Sunday, January 12, 2014

The Liberty Amendments

The Liberty Amendments:  Restoring the American Republic
© 2013 Mark Levin
257 pages



The United States Constitution was written by men who appreciated their lack of omniscience, and who therefore included in Article V means for amending their handiwork, for fixing through Congress and the state legislatures any problems that might arise. How do you solve a problem through Congress, however, when Congress is the problem?   The solution, says Mark Levin, is right there in the Constitution: Article V, which establishes the means of amendment, provides two. While Congress can vote on amendments, the State Legislatures can independently  call a convention to propose amendments, amendments Congress is obliged to respect.

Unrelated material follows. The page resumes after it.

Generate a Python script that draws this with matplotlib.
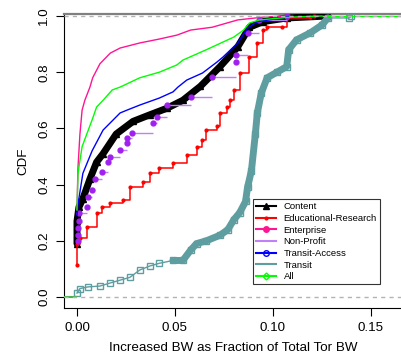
import numpy as np
import matplotlib
matplotlib.use("Agg")
from matplotlib import pyplot as plt
from matplotlib.lines import Line2D

plt.rcParams['font.family'] = ['Liberation Sans', 'DejaVu Sans']

# CDF knots (x = increased BW fraction, y = CDF)
content_x = [0.0, 0.0, 0.001, 0.003, 0.0066, 0.010, 0.0133, 0.020, 0.0286, 0.037, 0.046,
             0.054, 0.063, 0.073, 0.082, 0.088, 0.095, 0.107, 0.128]
content_y = [0.19, 0.27, 0.32, 0.35, 0.42, 0.48, 0.51, 0.58, 0.625, 0.648, 0.672,
             0.70, 0.75, 0.82, 0.89, 0.96, 0.98, 0.993, 1.0]

edu_x = [0.0, 0.0, 0.0015, 0.005, 0.0102, 0.013, 0.0168, 0.0235, 0.027, 0.0337, 0.037,
         0.042, 0.049, 0.056, 0.061, 0.064, 0.066, 0.0714, 0.073, 0.0765, 0.078, 0.080,
         0.083, 0.088, 0.092, 0.095, 0.097, 0.1046, 0.107, 0.119, 0.121]
edu_y = [0.114, 0.19, 0.21, 0.25, 0.30, 0.32, 0.334, 0.345, 0.39, 0.41, 0.44,
         0.46, 0.477, 0.505, 0.534, 0.559, 0.594, 0.61, 0.655, 0.676, 0.70, 0.737,
         0.797, 0.854, 0.904, 0.95, 0.96, 0.96, 0.993, 0.996, 1.0]

ent_x = [0.0, 0.0005, 0.0015, 0.0026, 0.004, 0.0066, 0.008, 0.0117, 0.017, 0.022, 0.032,
         0.042, 0.051, 0.058, 0.069, 0.082, 0.095, 0.107]
ent_y = [0.31, 0.46, 0.58, 0.665, 0.70, 0.747, 0.78, 0.83, 0.868, 0.886, 0.904,
         0.918, 0.932, 0.95, 0.96, 0.986, 0.996, 1.0]

np_x = [0.0005, 0.0005, 0.0005, 0.0008, 0.001, 0.005, 0.0056, 0.0077, 0.009, 0.0128,
        0.0158, 0.017, 0.022, 0.0255, 0.0255, 0.028, 0.039, 0.041, 0.046, 0.058, 0.069,
        0.081, 0.081, 0.087, 0.093, 0.107]
np_y = [0.20, 0.22, 0.245, 0.27, 0.30, 0.32, 0.356, 0.38, 0.42, 0.445,
        0.48, 0.50, 0.523, 0.548, 0.566, 0.584, 0.62, 0.64, 0.683, 0.712, 0.783,
        0.836, 0.86, 0.94, 0.986, 1.0]

ta_x = [0.0, 0.0005, 0.003, 0.0077, 0.0133, 0.022, 0.0255, 0.032, 0.042, 0.049, 0.0515,
        0.056, 0.064, 0.0714, 0.0745, 0.082, 0.087, 0.092, 0.098, 0.11]
ta_y = [0.29, 0.33, 0.44, 0.52, 0.594, 0.655, 0.665, 0.683, 0.708, 0.73, 0.747,
        0.772, 0.797, 0.836, 0.854, 0.904, 0.957, 0.98, 0.986, 1.0]

transit_x = [0.0, 0.0015, 0.0056, 0.0117, 0.017, 0.022, 0.027, 0.032, 0.037, 0.042, 0.049,
             0.054, 0.058, 0.061, 0.066, 0.073, 0.077, 0.080, 0.083, 0.086, 0.087, 0.089,
             0.091, 0.092, 0.094, 0.097, 0.102, 0.107, 0.108, 0.112, 0.119, 0.125, 0.128,
             0.139, 0.14]
transit_y = [0.014, 0.03, 0.036, 0.039, 0.05, 0.06, 0.07, 0.096, 0.11, 0.12, 0.13,
             0.13, 0.167, 0.19, 0.20, 0.22, 0.24, 0.275, 0.30, 0.34, 0.39, 0.45,
             0.58, 0.655, 0.725, 0.78, 0.80, 0.82, 0.88, 0.915, 0.94, 0.968, 0.993,
             0.993, 1.0]

all_x = [0.0, 0.0005, 0.0026, 0.005, 0.0077, 0.010, 0.0133, 0.018, 0.022, 0.032, 0.042,
         0.051, 0.054, 0.066, 0.080, 0.085, 0.088, 0.093, 0.104, 0.109, 0.125]
all_y = [0.31, 0.44, 0.535, 0.58, 0.63, 0.676, 0.70, 0.737, 0.747, 0.78, 0.80,
         0.826, 0.843, 0.88, 0.925, 0.95, 0.975, 0.986, 0.993, 0.996, 1.0]

labels = ["Content", "Educational-Research", "Enterprise", "Non-Profit",
          "Transit-Access", "Transit", "All"]

teal = "#5F9EA0"
purple = "#A020F0"

fig = plt.figure(figsize=(4.01, 3.59), dpi=100)
ax = fig.add_axes([64 / 401, 1 - 308 / 359, 346 / 401, 294 / 359])
xmin, xmax = -0.00663, 0.1699
ax.set_xlim(xmin, xmax)
ax.set_ylim(-0.0391, 1.0071)

# content: thick black band of triangles
ax.plot(content_x, content_y, color="black", lw=5, solid_capstyle="round", zorder=3)
ax.plot(content_x, content_y, "^", color="black", ms=5, zorder=3)

ax.plot(edu_x, edu_y, color="red", lw=1.1, drawstyle="steps-post", zorder=3)
ax.plot(edu_x, edu_y, ".", color="red", ms=4, zorder=3)

ax.plot(ent_x, ent_y, color="#FF1493", lw=1.0, zorder=3)

npx = np.array(np_x)
npy = np.array(np_y)
ax.hlines(npy[:-1], npx[:-1], npx[1:], color="#C080F8", lw=1.0, zorder=3)
ax.plot(npx, npy, "o", color=purple, ms=3.5, zorder=3)

ax.plot(ta_x, ta_y, color="blue", lw=1.0, zorder=3)

tx = np.array(transit_x)
ty = np.array(transit_y)
ax.plot(tx, ty, color=teal, lw=1.0, zorder=3)
ax.plot(tx, ty, "s", color=teal, mfc="none", ms=4, mew=1, zorder=3)
steep = (ty >= 0.125) & (tx <= 0.128)
ax.plot(tx[steep], ty[steep], color=teal, lw=5, solid_capstyle="round", zorder=3)

ax.plot(all_x, all_y, color="#00FF00", lw=1.0, zorder=4)
ax.hlines([0.0], xmin, all_x[0], color="#4CAF50", lw=1.5, zorder=4)
ax.hlines([1.0], all_x[-1], xmax, color="#00FF00", lw=1.0, zorder=4)

for yv in (0.0, 1.0):
    ax.axhline(yv, color="#B3B3B3", lw=1.0, linestyle=(0, (3, 3)), zorder=5)

ax.spines["right"].set_visible(False)
ax.spines["top"].set_color("#808080")
ax.spines["top"].set_linewidth(1.6)

ax.set_xticks([0.0, 0.05, 0.10, 0.15])
ax.set_xticklabels(["0.00", "0.05", "0.10", "0.15"])
ax.set_yticks([0.0, 0.2, 0.4, 0.6, 0.8, 1.0])
ax.set_yticklabels(["0.0", "0.2", "0.4", "0.6", "0.8", "1.0"], rotation=90, va="center")
ax.tick_params(labelsize=9.6, length=6, pad=4)
ax.set_xlabel("Increased BW as Fraction of Total Tor BW", fontsize=9.6)
ax.set_ylabel("CDF", fontsize=9.6)
ax.xaxis.set_label_coords(0.488, -0.115)
ax.yaxis.set_label_coords(-0.101, 0.5)

handles = [
    Line2D([], [], color="black", marker="^", ms=4),
    Line2D([], [], color="red", marker=".", ms=4),
    Line2D([], [], color="#FF1493", marker="o", ms=4),
    Line2D([], [], color="#C080F8"),
    Line2D([], [], color="blue", marker="o", mfc="none", ms=4),
    Line2D([], [], color=teal),
    Line2D([], [], color="#00FF00", marker="D", mfc="none", ms=3.5),
]
leg = ax.legend(handles, labels, loc="upper left", bbox_to_anchor=(253 / 401, 1 - 199 / 359),
                bbox_transform=fig.transFigure, fontsize=6.8, frameon=True, fancybox=False,
                borderaxespad=0, handlelength=2.1, handletextpad=0.8, labelspacing=0.28,
                borderpad=0.35)
leg.get_frame().set_edgecolor("black")
leg.get_frame().set_linewidth(0.8)

fig.savefig("out.png", dpi=100)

With that as a starting point, he introduces ten amendments intended to bring the metastasizing national government into hand. The amendments taken as a whole are strongly sympathetic to a states' rights perspective, as all three heads of the Scylla-like national government are subordinated further to the state legislatures. The legislatures are given the power to override Supreme Court decisions and acts of Congress, and  term limits are imposed on all branches, including on the formerly lifetime Court seats.  Levin's amendments make it clear that he believes sovereignty lies in the states alone. as he proposes measures intended to stifle the effort of the government to take a life of its own. The Supreme Court is denied a right it has assumed, that of judicial review (judging whether a law is constitutional), and federal programs are given an automatic expiration date that they escape only by submitting to a scrutionous review.  Most of the amendments are general and limited, with Levin arguing from what he believes the founders would have intended or believed; he draws on the Federalist papers, the anti-federalist papers, and the founding fathers' letters to inform his views. The exception to this is the tenth proposal, which requires photo ID for elections. This is so specific to current political arguments and current technology that it doesn't deserve the dignity of being attached to the Constitution: let it join the legions of acts of Congress.

As personally sympathetic as I am to any measure limiting the power of the state, and hostile to any measure intended to magnify its power,  something about this book doesn't sit right with me. Levin speaks often about the founders' firm belief in checks and balances, but his proposals put so many cards in the hands of the state legislatures something is bound to go wrong. The state legislatures are not havens of sensibility and justice; my own state has a constitution written by planters to disenfranchise the poor, place the burden of public finance on them, and force local ballot measures to be resolved by means of constitutional amendment.  On the other hand, perhaps we'd end up with something like Swiss cantons; that kind of dynamic localism is attractive.  My principle problem with Levin is that he doesn't bother with a dialogue but writes to people who already agree with him as he presents his case against the dreaded Statists, the Evil Ones.  I don't know if Levin's approach is the answer, but it's not mere talk: in late December, state legislatures sent representatives to George Washington's Virginia home in Mount Vernon to discuss the possibility of an "Article V Convention".   Thus, while Levin's amendments aren't necessarily ones I'd get behind in total (with the exception of term limits),  his basic premise of states using their article V right to discipline Congress, the Court, and the President has promise.